Netflix’s latest sci-fi adventure, The Boroughs, drops a handful of Gen Xers into an idyllic retirement community in New Mexico and starts turning the quiet place inside out. At the center is Sam Cooper, a recently widowed man played by Alfred Molina, who begins having strange, supernatural visions after moving in.
Sam does not stay alone for long. He teams up with Wally, played by Denis O’Hare, and Judy, played by Alfre Woodard, to dig into the community’s inner workings, while Renee, played by Geena Davis, and Jack, played by Bill Pullman, feed them suspicious information about a growing conspiracy. The series is set in the present day, but it treats the move to the retirement community like the start of something far stranger than a late-life reset.
That is part of what gives The Boroughs its pull. The series is framed as a spiritual follow-up to Stranger Things, but it takes a different route through nostalgia by centering actors who got their start in the 1980s rather than replaying the original show’s old-school references. Jeffrey Addiss and Will Matthews created the series, and the Duffer Brothers are on board as producers, giving the project connective tissue to the world that made Stranger Things a phenomenon.
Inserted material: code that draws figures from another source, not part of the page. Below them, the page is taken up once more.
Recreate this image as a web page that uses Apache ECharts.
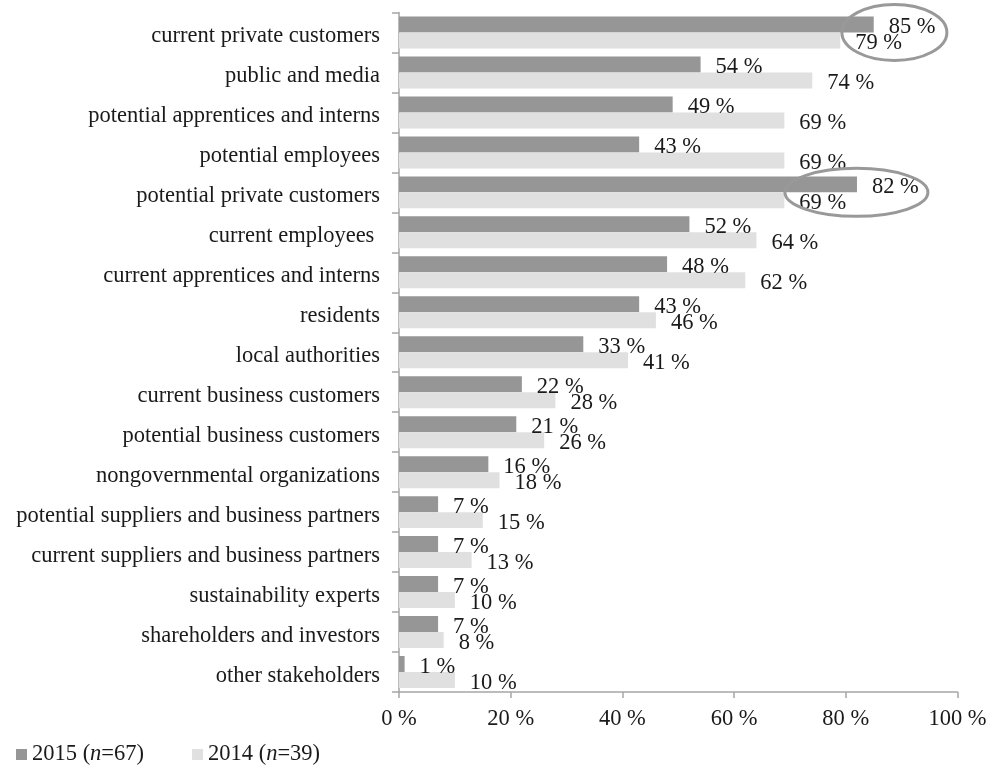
<!DOCTYPE html>
<html>
<head>
<meta charset="utf-8">
<script src="https://cdn.jsdelivr.net/npm/echarts@6/dist/echarts.min.js"></script>
<style>
html,body{margin:0;padding:0;background:#fff;}
#chart{width:1005px;height:772px;}
</style>
</head>
<body>
<div id="chart"></div>
<script>
var categories = [
  "current private customers",
  "public and media",
  "potential apprentices and interns",
  "potential employees",
  "potential private customers",
  "current employees ",
  "current apprentices and interns",
  "residents",
  "local authorities",
  "current business customers",
  "potential business customers",
  "nongovernmental organizations",
  "potential suppliers and business partners",
  "current suppliers and business partners",
  "sustainability experts",
  "shareholders and investors",
  "other stakeholders"
];
var values2015 = [85, 54, 49, 43, 82, 52, 48, 43, 33, 22, 21, 16, 7, 7, 7, 7, 1];
var values2014 = [79, 74, 69, 69, 69, 64, 62, 46, 41, 28, 26, 18, 15, 13, 10, 8, 10];
var seriesNames = ["2015", "2014"];
var seriesN = ["67", "39"];
var xTicks = [0, 20, 40, 60, 80, 100];
// highlighted label pairs: [category index, value at ellipse centre]
var highlights = [[0, 88.7], [4, 81.9]];

var FONT = "'Liberation Serif', 'Times New Roman', serif";
var FS = 22.5;
var chart = echarts.init(document.getElementById('chart'), null, {renderer: 'canvas'});

var option = {
  animation: false,
  backgroundColor: '#ffffff',
  textStyle: {fontFamily: FONT},
  grid: {left: 399, right: 47.5, top: 12.5, bottom: 80, containLabel: false},
  legend: {
    left: 16,
    bottom: 6,
    padding: 0,
    itemWidth: 11,
    itemHeight: 11,
    itemGap: 48,
    icon: 'rect',
    data: seriesNames,
    formatter: function (name) {
      var i = seriesNames.indexOf(name);
      return name + ' ({i|n}=' + seriesN[i] + ')';
    },
    textStyle: {
      fontFamily: FONT, fontSize: FS, color: '#1a1a1a',
      rich: {i: {fontFamily: FONT, fontSize: FS, fontStyle: 'italic', color: '#1a1a1a'}}
    }
  },
  xAxis: {
    type: 'value',
    min: xTicks[0],
    max: xTicks[xTicks.length - 1],
    interval: xTicks[1] - xTicks[0],
    axisLine: {show: true, lineStyle: {color: '#a6a6a6', width: 1.5}},
    axisTick: {show: true, length: 6, lineStyle: {color: '#a6a6a6', width: 1.5}},
    splitLine: {show: false},
    axisLabel: {
      formatter: '{value} %', fontFamily: FONT, fontSize: FS, color: '#1a1a1a', margin: 16
    }
  },
  yAxis: {
    type: 'category',
    inverse: true,
    data: categories,
    axisLine: {show: true, lineStyle: {color: '#a6a6a6', width: 1.5}},
    axisTick: {show: true, length: 7, lineStyle: {color: '#a6a6a6', width: 1.5}},
    axisLabel: {
      fontFamily: FONT, fontSize: FS, color: '#1a1a1a', margin: 19,
      formatter: function (v) { return '{a|' + v + '}'; },
      rich: {a: {fontFamily: FONT, fontSize: FS, color: '#1a1a1a', padding: [8, 0, 0, 0]}}
    }
  },
  series: [
    {
      name: seriesNames[0], type: 'bar', data: values2015,
      barGap: '0%', barCategoryGap: '20%',
      itemStyle: {color: '#969696'},
      label: {show: true, position: 'right', distance: 15, formatter: '{c} %',
        fontFamily: FONT, fontSize: FS, color: '#1a1a1a', offset: [0, 3]}
    },
    {
      name: seriesNames[1], type: 'bar', data: values2014,
      barGap: '0%', barCategoryGap: '20%',
      itemStyle: {color: '#e0e0e0'},
      label: {show: true, position: 'right', distance: 15, formatter: '{c} %',
        fontFamily: FONT, fontSize: FS, color: '#1a1a1a', offset: [0, 3]}
    }
  ]
};
chart.setOption(option);

var sizes = [[52.5, 28], [71.5, 24]];
var graphics = highlights.map(function (h, k) {
  var p = chart.convertToPixel({gridIndex: 0}, [h[1], categories[h[0]]]);
  return {
    type: 'ellipse', z: 100,
    shape: {cx: p[0], cy: p[1], rx: sizes[k][0], ry: sizes[k][1]},
    style: {fill: 'none', stroke: '#999999', lineWidth: 3}
  };
});
chart.setOption({graphic: graphics});
</script>
</body>
</html>
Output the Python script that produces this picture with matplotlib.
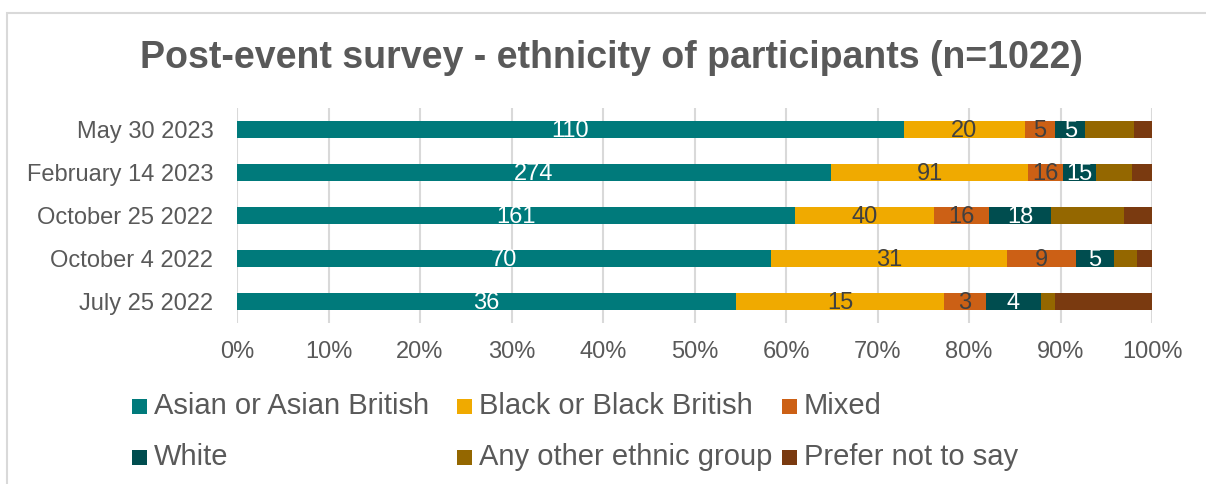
import matplotlib
matplotlib.use("Agg")
import matplotlib.pyplot as plt
from matplotlib.patches import Rectangle
from matplotlib.ticker import PercentFormatter
import numpy as np

plt.rcParams['font.family'] = ['Liberation Sans', 'DejaVu Sans']

events = ["May 30 2023", "February 14 2023", "October 25 2022", "October 4 2022", "July 25 2022"]
groups = ["Asian or Asian British", "Black or Black British", "Mixed",
          "White", "Any other ethnic group", "Prefer not to say"]
asian = [110, 274, 161, 70, 36]
black = [20, 91, 40, 31, 15]
mixed = [5, 16, 16, 9, 3]
white = [5, 15, 18, 5, 4]
other = [8, 17, 21, 3, 1]
prefer = [3, 9, 8, 2, 7]
labelled = [True, True, True, True, False, False]

colors = ["#007A7B", "#F0AA00", "#CC6015", "#004D4F", "#946700", "#7A3A10"]
label_colors = ["white", "#404040", "#404040", "white", None, None]
TEXT = "#595959"

W, H = 1206, 484
counts = np.array([asian, black, mixed, white, other, prefer], dtype=float)
totals = counts.sum(axis=0)
shares = counts / totals * 100

fig = plt.figure(figsize=(W / 100, H / 100), dpi=100)
ax = fig.add_axes([237 / W, 1 - 323 / H, 915 / W, 215 / H])

y = np.arange(len(events))
left = np.zeros(len(events))
for i, g in enumerate(groups):
    bars = ax.barh(y, shares[i], left=left, height=0.4, color=colors[i],
                   label=g, zorder=3)
    if labelled[i]:
        for j, b in enumerate(bars):
            ax.text(left[j] + shares[i][j] / 2, y[j] + 0.03, f"{int(counts[i][j])}",
                    ha="center", va="center", fontsize=17,
                    color=label_colors[i], zorder=4)
    left += shares[i]

ax.set_ylim(len(events) - 0.5, -0.5)
ax.set_xlim(0, 100)
ax.set_yticks(y)
ax.set_yticklabels(events, fontsize=17, color=TEXT)
ax.set_xticks(np.arange(0, 101, 10))
ax.xaxis.set_major_formatter(PercentFormatter(decimals=0))
ax.tick_params(axis="x", labelsize=17, labelcolor=TEXT, length=0, pad=13)
ax.tick_params(axis="y", length=0, pad=17)
ax.grid(axis="x", color="#D9D9D9", linewidth=1.5, zorder=0)
for s in ax.spines.values():
    s.set_visible(False)

fig.text(611 / W, 1 - 68 / H, "Post-event survey - ethnicity of participants (n=1022)",
         ha="center", va="baseline", fontsize=27, fontweight="bold", color=TEXT)

# legend laid out in two rows of three, filled row by row
col_x = [132, 457, 782]
row_base = [414, 465]
for k, g in enumerate(groups):
    r, c = divmod(k, 3)
    x0 = col_x[c]
    yb = row_base[r]
    fig.add_artist(Rectangle((x0 / W, 1 - yb / H), 15 / W, 15 / H,
                             transform=fig.transFigure, color=colors[k], lw=0))
    fig.text((x0 + 22) / W, 1 - yb / H, g, ha="left", va="baseline",
             fontsize=21, color=TEXT)

# outer chart frame
fig.add_artist(Rectangle((7 / W, -0.1), 1.2, 1.1 - 13 / H,
                         transform=fig.transFigure, fill=False,
                         edgecolor="#D9D9D9", linewidth=1.5))

fig.savefig("out.png", dpi=100, facecolor="white")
The tension is built into the premise. These are people looking for peace in the boroughs of a retirement community, but Sam’s visions and the information circling around Renee and Jack point to something hidden beneath the neat lawns and planned calm. What begins as a move for the rest of their lives turns into an investigation that suggests the community is not nearly as safe as it looks.
That is why The Boroughs matters now: it arrives as Netflix tries to extend a proven sci-fi lane without simply repeating the same nostalgia formula. The series asks a cleaner question than most spinoff-minded projects do, and it answers it quickly — this is not Stranger Things again, but it is being built to attract the same audience by a different path.